* _Problem statement_:
Restate the whole of the material. Keep every word, and drop the pictures.

* _Information supplied_:
--- --- ---

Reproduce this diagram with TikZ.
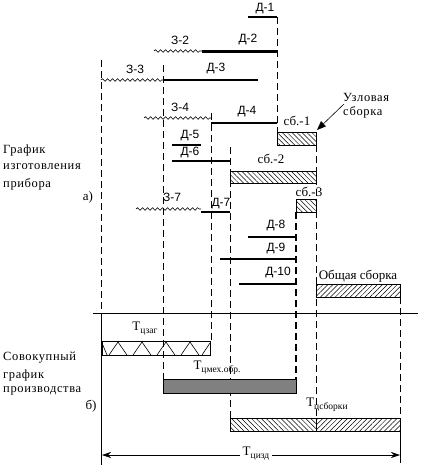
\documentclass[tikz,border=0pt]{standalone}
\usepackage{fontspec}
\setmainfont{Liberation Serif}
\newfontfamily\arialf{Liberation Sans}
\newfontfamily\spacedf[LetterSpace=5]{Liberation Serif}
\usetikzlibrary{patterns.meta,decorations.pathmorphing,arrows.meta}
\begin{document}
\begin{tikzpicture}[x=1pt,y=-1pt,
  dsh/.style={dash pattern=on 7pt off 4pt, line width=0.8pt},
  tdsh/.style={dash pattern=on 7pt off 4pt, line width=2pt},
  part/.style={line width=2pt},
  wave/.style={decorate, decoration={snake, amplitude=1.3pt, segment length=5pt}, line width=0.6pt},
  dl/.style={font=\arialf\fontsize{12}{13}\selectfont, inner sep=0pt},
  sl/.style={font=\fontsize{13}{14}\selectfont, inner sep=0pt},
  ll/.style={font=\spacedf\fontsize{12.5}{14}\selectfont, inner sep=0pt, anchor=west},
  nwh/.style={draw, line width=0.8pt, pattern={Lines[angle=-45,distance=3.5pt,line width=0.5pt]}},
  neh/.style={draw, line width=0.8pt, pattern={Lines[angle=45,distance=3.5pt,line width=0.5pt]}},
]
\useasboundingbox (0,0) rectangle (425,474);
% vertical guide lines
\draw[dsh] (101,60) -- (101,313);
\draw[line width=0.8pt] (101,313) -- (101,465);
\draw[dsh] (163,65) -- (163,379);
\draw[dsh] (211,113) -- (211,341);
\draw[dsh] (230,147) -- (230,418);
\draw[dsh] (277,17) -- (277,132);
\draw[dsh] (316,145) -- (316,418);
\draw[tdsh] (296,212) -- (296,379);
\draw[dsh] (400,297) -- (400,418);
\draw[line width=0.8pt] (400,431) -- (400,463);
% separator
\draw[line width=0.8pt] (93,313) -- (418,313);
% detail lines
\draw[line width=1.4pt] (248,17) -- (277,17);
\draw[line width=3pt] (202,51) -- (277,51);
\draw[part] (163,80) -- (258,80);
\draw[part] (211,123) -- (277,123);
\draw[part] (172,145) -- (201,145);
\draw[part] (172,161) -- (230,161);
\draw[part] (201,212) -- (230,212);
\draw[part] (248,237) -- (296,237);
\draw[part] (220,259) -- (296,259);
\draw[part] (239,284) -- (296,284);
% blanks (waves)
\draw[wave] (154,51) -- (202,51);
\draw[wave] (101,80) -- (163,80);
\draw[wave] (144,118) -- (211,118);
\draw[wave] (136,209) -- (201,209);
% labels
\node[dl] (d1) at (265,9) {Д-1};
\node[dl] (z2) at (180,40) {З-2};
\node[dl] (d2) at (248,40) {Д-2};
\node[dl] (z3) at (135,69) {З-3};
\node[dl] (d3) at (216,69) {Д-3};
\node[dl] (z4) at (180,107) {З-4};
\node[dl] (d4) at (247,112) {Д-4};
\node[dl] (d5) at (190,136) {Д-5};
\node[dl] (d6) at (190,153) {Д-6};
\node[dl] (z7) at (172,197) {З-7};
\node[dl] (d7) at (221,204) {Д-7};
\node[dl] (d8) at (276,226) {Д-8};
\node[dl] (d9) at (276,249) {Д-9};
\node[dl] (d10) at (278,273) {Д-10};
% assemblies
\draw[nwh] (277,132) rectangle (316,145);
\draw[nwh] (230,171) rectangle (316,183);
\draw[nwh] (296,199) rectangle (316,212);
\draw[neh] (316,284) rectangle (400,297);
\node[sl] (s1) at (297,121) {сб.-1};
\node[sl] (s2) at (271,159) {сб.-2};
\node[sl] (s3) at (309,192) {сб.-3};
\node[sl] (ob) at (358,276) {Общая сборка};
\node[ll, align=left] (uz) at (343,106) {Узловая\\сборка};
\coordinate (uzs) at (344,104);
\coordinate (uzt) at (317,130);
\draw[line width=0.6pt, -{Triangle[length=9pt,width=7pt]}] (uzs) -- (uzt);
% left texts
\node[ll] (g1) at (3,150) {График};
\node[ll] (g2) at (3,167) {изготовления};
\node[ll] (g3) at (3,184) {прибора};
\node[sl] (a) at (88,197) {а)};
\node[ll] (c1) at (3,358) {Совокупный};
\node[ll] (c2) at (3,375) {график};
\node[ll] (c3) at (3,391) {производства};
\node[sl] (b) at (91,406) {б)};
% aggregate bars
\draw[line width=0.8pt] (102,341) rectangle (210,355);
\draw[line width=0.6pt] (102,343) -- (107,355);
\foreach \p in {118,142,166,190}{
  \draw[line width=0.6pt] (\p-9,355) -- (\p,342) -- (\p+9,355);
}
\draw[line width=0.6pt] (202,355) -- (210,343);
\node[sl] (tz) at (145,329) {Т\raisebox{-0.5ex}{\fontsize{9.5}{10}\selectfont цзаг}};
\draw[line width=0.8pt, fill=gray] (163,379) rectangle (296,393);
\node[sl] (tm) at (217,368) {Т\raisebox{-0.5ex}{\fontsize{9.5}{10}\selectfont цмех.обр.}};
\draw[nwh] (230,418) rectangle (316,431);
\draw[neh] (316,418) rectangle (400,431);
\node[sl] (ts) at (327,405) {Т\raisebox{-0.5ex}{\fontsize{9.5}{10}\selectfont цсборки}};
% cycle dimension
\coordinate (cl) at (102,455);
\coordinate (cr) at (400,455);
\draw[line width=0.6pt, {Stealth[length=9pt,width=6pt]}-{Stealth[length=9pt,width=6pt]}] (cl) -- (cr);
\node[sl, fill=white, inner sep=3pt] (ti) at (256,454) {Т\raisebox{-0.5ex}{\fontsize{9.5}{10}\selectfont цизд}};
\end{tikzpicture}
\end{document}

--- --- ---

* _Task answer_:
Reproduce this diagram with TikZ.
\documentclass[tikz,border=0pt]{standalone}
\usepackage{fontspec}
\setmainfont{Liberation Serif}
\newfontfamily\arialf{Liberation Sans}
\newfontfamily\spacedf[LetterSpace=5]{Liberation Serif}
\usetikzlibrary{patterns.meta,decorations.pathmorphing,arrows.meta}
\begin{document}
\begin{tikzpicture}[x=1pt,y=-1pt,
  dsh/.style={dash pattern=on 7pt off 4pt, line width=0.8pt},
  tdsh/.style={dash pattern=on 7pt off 4pt, line width=2pt},
  part/.style={line width=2pt},
  wave/.style={decorate, decoration={snake, amplitude=1.3pt, segment length=5pt}, line width=0.6pt},
  dl/.style={font=\arialf\fontsize{12}{13}\selectfont, inner sep=0pt},
  sl/.style={font=\fontsize{13}{14}\selectfont, inner sep=0pt},
  ll/.style={font=\spacedf\fontsize{12.5}{14}\selectfont, inner sep=0pt, anchor=west},
  nwh/.style={draw, line width=0.8pt, pattern={Lines[angle=-45,distance=3.5pt,line width=0.5pt]}},
  neh/.style={draw, line width=0.8pt, pattern={Lines[angle=45,distance=3.5pt,line width=0.5pt]}},
]
\useasboundingbox (0,0) rectangle (425,474);
% vertical guide lines
\draw[dsh] (101,60) -- (101,313);
\draw[line width=0.8pt] (101,313) -- (101,465);
\draw[dsh] (163,65) -- (163,379);
\draw[dsh] (211,113) -- (211,341);
\draw[dsh] (230,147) -- (230,418);
\draw[dsh] (277,17) -- (277,132);
\draw[dsh] (316,145) -- (316,418);
\draw[tdsh] (296,212) -- (296,379);
\draw[dsh] (400,297) -- (400,418);
\draw[line width=0.8pt] (400,431) -- (400,463);
% separator
\draw[line width=0.8pt] (93,313) -- (418,313);
% detail lines
\draw[line width=1.4pt] (248,17) -- (277,17);
\draw[line width=3pt] (202,51) -- (277,51);
\draw[part] (163,80) -- (258,80);
\draw[part] (211,123) -- (277,123);
\draw[part] (172,145) -- (201,145);
\draw[part] (172,161) -- (230,161);
\draw[part] (201,212) -- (230,212);
\draw[part] (248,237) -- (296,237);
\draw[part] (220,259) -- (296,259);
\draw[part] (239,284) -- (296,284);
% blanks (waves)
\draw[wave] (154,51) -- (202,51);
\draw[wave] (101,80) -- (163,80);
\draw[wave] (144,118) -- (211,118);
\draw[wave] (136,209) -- (201,209);
% labels
\node[dl] (d1) at (265,9) {Д-1};
\node[dl] (z2) at (180,40) {З-2};
\node[dl] (d2) at (248,40) {Д-2};
\node[dl] (z3) at (135,69) {З-3};
\node[dl] (d3) at (216,69) {Д-3};
\node[dl] (z4) at (180,107) {З-4};
\node[dl] (d4) at (247,112) {Д-4};
\node[dl] (d5) at (190,136) {Д-5};
\node[dl] (d6) at (190,153) {Д-6};
\node[dl] (z7) at (172,197) {З-7};
\node[dl] (d7) at (221,204) {Д-7};
\node[dl] (d8) at (276,226) {Д-8};
\node[dl] (d9) at (276,249) {Д-9};
\node[dl] (d10) at (278,273) {Д-10};
% assemblies
\draw[nwh] (277,132) rectangle (316,145);
\draw[nwh] (230,171) rectangle (316,183);
\draw[nwh] (296,199) rectangle (316,212);
\draw[neh] (316,284) rectangle (400,297);
\node[sl] (s1) at (297,121) {сб.-1};
\node[sl] (s2) at (271,159) {сб.-2};
\node[sl] (s3) at (309,192) {сб.-3};
\node[sl] (ob) at (358,276) {Общая сборка};
\node[ll, align=left] (uz) at (343,106) {Узловая\\сборка};
\coordinate (uzs) at (344,104);
\coordinate (uzt) at (317,130);
\draw[line width=0.6pt, -{Triangle[length=9pt,width=7pt]}] (uzs) -- (uzt);
% left texts
\node[ll] (g1) at (3,150) {График};
\node[ll] (g2) at (3,167) {изготовления};
\node[ll] (g3) at (3,184) {прибора};
\node[sl] (a) at (88,197) {а)};
\node[ll] (c1) at (3,358) {Совокупный};
\node[ll] (c2) at (3,375) {график};
\node[ll] (c3) at (3,391) {производства};
\node[sl] (b) at (91,406) {б)};
% aggregate bars
\draw[line width=0.8pt] (102,341) rectangle (210,355);
\draw[line width=0.6pt] (102,343) -- (107,355);
\foreach \p in {118,142,166,190}{
  \draw[line width=0.6pt] (\p-9,355) -- (\p,342) -- (\p+9,355);
}
\draw[line width=0.6pt] (202,355) -- (210,343);
\node[sl] (tz) at (145,329) {Т\raisebox{-0.5ex}{\fontsize{9.5}{10}\selectfont цзаг}};
\draw[line width=0.8pt, fill=gray] (163,379) rectangle (296,393);
\node[sl] (tm) at (217,368) {Т\raisebox{-0.5ex}{\fontsize{9.5}{10}\selectfont цмех.обр.}};
\draw[nwh] (230,418) rectangle (316,431);
\draw[neh] (316,418) rectangle (400,431);
\node[sl] (ts) at (327,405) {Т\raisebox{-0.5ex}{\fontsize{9.5}{10}\selectfont цсборки}};
% cycle dimension
\coordinate (cl) at (102,455);
\coordinate (cr) at (400,455);
\draw[line width=0.6pt, {Stealth[length=9pt,width=6pt]}-{Stealth[length=9pt,width=6pt]}] (cl) -- (cr);
\node[sl, fill=white, inner sep=3pt] (ti) at (256,454) {Т\raisebox{-0.5ex}{\fontsize{9.5}{10}\selectfont цизд}};
\end{tikzpicture}
\end{document}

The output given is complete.